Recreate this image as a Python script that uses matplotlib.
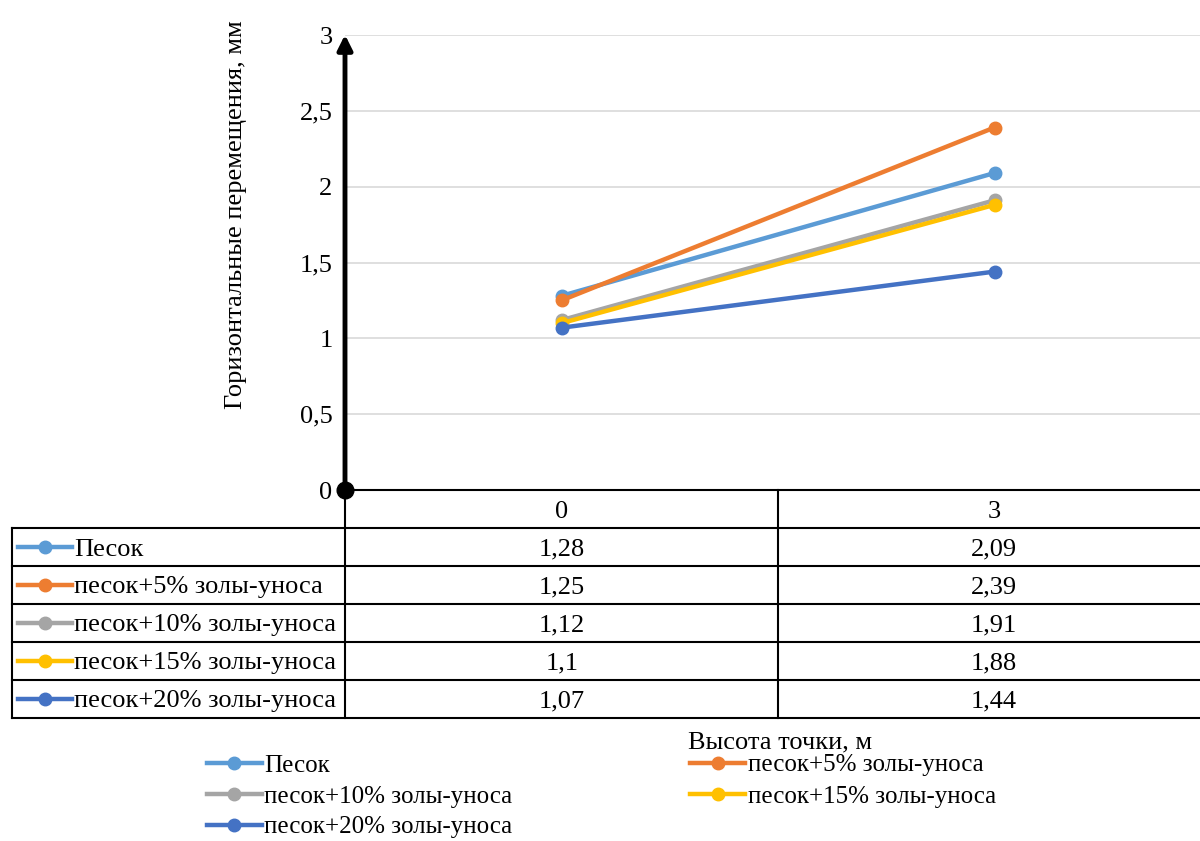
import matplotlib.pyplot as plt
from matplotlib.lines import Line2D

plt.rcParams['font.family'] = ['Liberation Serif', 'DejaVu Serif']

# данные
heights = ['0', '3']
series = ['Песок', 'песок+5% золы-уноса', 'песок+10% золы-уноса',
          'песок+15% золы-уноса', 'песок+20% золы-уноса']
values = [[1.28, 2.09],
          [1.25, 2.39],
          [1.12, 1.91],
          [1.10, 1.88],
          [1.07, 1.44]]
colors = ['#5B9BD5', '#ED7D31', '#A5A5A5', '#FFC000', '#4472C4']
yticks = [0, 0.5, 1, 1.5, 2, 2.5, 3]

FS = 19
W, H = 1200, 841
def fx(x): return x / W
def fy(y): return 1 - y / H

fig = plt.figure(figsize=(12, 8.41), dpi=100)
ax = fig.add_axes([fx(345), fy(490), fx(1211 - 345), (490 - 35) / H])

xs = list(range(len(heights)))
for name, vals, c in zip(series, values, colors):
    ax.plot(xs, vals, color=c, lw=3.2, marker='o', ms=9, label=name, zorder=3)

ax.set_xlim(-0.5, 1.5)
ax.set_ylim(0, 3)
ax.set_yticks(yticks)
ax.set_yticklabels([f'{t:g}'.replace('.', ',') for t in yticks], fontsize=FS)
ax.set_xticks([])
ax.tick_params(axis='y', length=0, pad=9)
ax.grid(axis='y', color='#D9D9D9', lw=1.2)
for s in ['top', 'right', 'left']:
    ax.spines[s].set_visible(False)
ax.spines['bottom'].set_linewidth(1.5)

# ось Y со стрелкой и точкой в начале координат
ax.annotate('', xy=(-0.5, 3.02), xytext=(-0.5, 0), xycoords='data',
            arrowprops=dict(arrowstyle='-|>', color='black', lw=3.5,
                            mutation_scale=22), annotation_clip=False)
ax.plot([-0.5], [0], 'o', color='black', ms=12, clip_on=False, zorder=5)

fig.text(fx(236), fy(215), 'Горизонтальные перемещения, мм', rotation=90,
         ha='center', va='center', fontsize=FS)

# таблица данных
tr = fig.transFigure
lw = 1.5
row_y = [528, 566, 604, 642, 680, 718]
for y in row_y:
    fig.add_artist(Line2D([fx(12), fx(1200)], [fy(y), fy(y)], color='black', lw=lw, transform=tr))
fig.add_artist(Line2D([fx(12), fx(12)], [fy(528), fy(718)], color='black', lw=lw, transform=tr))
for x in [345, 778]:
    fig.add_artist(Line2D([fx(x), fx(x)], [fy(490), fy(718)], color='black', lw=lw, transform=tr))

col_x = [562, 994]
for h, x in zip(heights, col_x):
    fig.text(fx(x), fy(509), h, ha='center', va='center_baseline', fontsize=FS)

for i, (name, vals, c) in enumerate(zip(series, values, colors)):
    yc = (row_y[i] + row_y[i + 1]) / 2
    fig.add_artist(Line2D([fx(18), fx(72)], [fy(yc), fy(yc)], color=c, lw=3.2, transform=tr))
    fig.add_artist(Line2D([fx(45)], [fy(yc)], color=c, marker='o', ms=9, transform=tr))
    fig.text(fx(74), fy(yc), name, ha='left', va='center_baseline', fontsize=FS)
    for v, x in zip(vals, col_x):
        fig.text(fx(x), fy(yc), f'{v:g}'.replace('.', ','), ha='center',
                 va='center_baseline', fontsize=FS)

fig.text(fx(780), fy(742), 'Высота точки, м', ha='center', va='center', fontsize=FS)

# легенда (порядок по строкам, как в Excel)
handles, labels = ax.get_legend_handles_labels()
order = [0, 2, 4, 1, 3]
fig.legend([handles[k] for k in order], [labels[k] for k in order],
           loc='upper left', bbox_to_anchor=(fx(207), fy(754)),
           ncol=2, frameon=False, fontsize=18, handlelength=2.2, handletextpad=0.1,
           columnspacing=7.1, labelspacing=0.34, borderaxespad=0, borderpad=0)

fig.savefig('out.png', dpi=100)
----------------------------------------
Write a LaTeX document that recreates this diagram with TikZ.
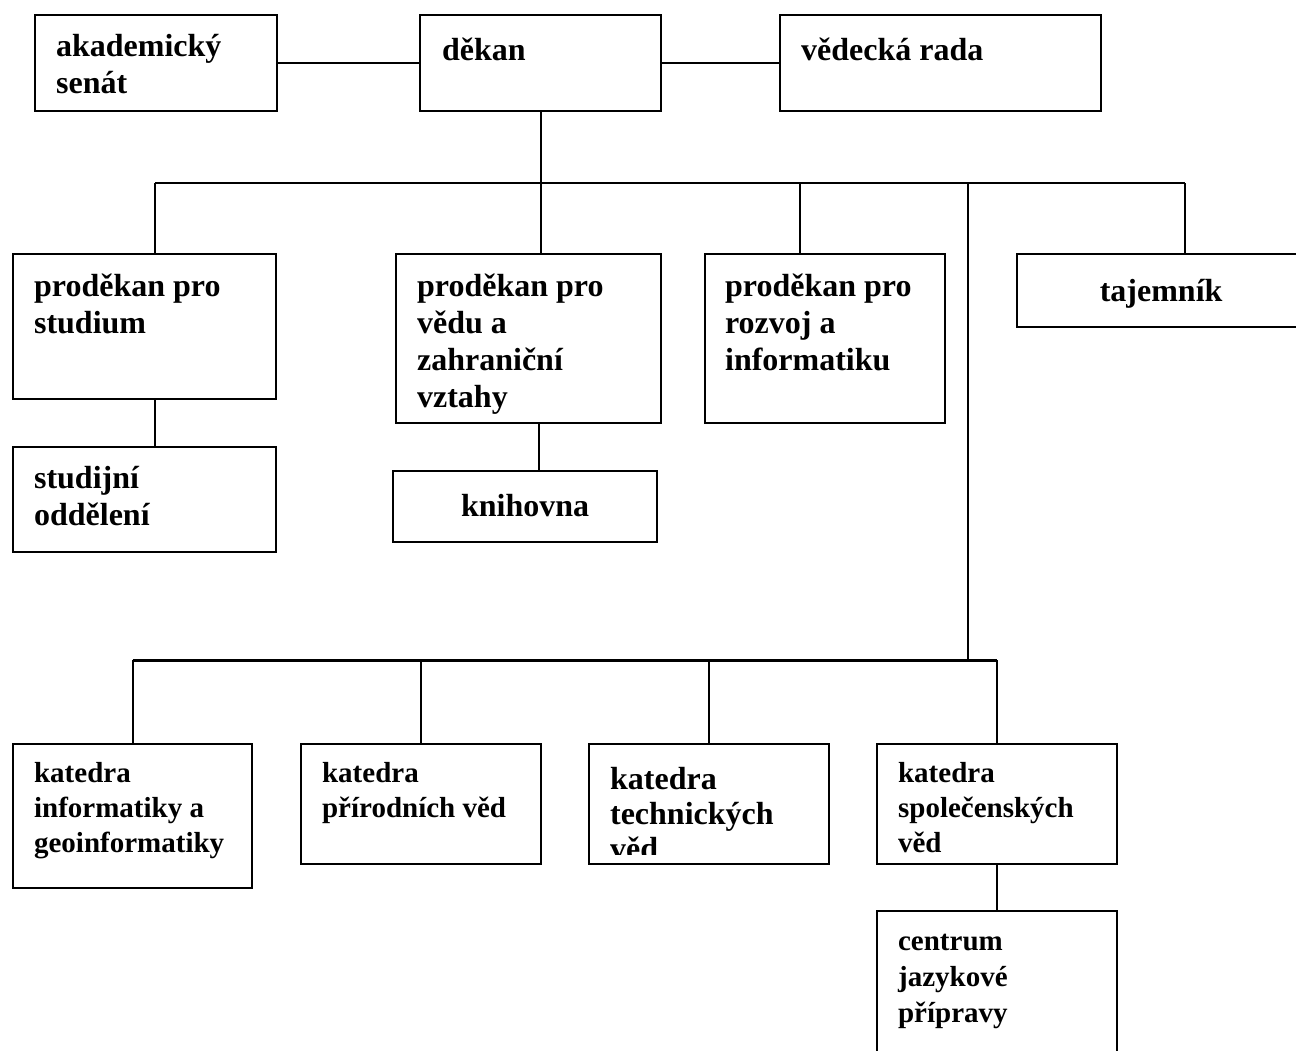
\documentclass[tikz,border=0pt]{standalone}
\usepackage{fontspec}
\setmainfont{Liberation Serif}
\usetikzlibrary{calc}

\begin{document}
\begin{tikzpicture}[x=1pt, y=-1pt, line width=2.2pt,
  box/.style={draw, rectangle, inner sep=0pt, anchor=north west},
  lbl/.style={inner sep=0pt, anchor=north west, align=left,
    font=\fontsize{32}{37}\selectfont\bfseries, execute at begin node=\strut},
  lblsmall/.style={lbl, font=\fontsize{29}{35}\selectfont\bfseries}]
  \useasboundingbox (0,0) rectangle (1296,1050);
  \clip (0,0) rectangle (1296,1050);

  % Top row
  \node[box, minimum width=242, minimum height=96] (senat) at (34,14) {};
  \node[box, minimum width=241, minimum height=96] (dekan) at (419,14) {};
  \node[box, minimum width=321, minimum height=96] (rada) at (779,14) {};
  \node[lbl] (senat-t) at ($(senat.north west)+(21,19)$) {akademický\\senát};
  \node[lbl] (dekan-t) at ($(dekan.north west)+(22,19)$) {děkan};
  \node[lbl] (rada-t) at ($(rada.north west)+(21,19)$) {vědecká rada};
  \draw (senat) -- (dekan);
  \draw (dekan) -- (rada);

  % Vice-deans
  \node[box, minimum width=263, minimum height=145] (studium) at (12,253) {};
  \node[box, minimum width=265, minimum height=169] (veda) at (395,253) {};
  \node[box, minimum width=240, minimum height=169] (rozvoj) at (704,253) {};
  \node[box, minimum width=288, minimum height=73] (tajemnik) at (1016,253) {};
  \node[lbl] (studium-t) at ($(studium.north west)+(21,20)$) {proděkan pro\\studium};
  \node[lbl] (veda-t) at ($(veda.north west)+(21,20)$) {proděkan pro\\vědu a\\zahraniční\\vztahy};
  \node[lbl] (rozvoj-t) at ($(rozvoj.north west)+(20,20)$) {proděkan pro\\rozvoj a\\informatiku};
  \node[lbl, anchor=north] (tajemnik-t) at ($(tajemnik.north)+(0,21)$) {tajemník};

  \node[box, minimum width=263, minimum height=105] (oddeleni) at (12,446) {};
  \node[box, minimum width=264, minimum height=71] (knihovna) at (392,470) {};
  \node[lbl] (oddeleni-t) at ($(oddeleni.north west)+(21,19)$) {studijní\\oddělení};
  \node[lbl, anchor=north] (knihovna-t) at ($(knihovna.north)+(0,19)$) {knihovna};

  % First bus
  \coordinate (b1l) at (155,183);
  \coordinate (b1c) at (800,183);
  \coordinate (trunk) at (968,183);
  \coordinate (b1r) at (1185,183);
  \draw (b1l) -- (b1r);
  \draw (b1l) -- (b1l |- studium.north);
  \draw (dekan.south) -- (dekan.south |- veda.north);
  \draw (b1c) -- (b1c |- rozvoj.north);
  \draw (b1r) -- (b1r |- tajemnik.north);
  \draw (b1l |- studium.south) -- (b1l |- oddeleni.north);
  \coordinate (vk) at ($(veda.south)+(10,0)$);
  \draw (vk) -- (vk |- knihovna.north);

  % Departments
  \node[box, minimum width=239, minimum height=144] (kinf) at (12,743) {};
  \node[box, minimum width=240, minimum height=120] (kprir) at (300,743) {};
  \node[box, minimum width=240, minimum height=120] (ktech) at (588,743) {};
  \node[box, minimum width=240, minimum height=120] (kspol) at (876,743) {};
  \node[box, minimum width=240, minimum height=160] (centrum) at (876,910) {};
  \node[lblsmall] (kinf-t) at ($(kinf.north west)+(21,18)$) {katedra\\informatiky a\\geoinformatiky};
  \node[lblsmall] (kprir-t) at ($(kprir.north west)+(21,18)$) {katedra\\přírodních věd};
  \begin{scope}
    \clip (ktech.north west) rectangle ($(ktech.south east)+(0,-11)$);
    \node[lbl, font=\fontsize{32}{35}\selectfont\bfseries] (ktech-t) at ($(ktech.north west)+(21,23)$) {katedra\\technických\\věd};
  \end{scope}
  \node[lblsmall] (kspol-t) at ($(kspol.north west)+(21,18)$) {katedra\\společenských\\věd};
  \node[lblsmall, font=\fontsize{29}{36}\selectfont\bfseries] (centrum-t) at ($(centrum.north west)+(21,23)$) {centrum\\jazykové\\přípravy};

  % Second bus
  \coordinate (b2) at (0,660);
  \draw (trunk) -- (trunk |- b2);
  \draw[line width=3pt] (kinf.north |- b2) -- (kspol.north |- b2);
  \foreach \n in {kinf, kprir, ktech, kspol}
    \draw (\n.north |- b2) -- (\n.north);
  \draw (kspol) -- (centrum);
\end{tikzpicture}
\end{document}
----------------------------------------
Aim of the task => From the records above, copy exactly the lines starting at the one with "Recreate this image" and ending at the one with "plt.rcParams['font.family'] = ['Liberation", and no others. Pictures stay out.

Reply to the task =>
Recreate this image as a Python script that uses matplotlib.
import matplotlib.pyplot as plt
from matplotlib.lines import Line2D

plt.rcParams['font.family'] = ['Liberation Serif', 'DejaVu Serif']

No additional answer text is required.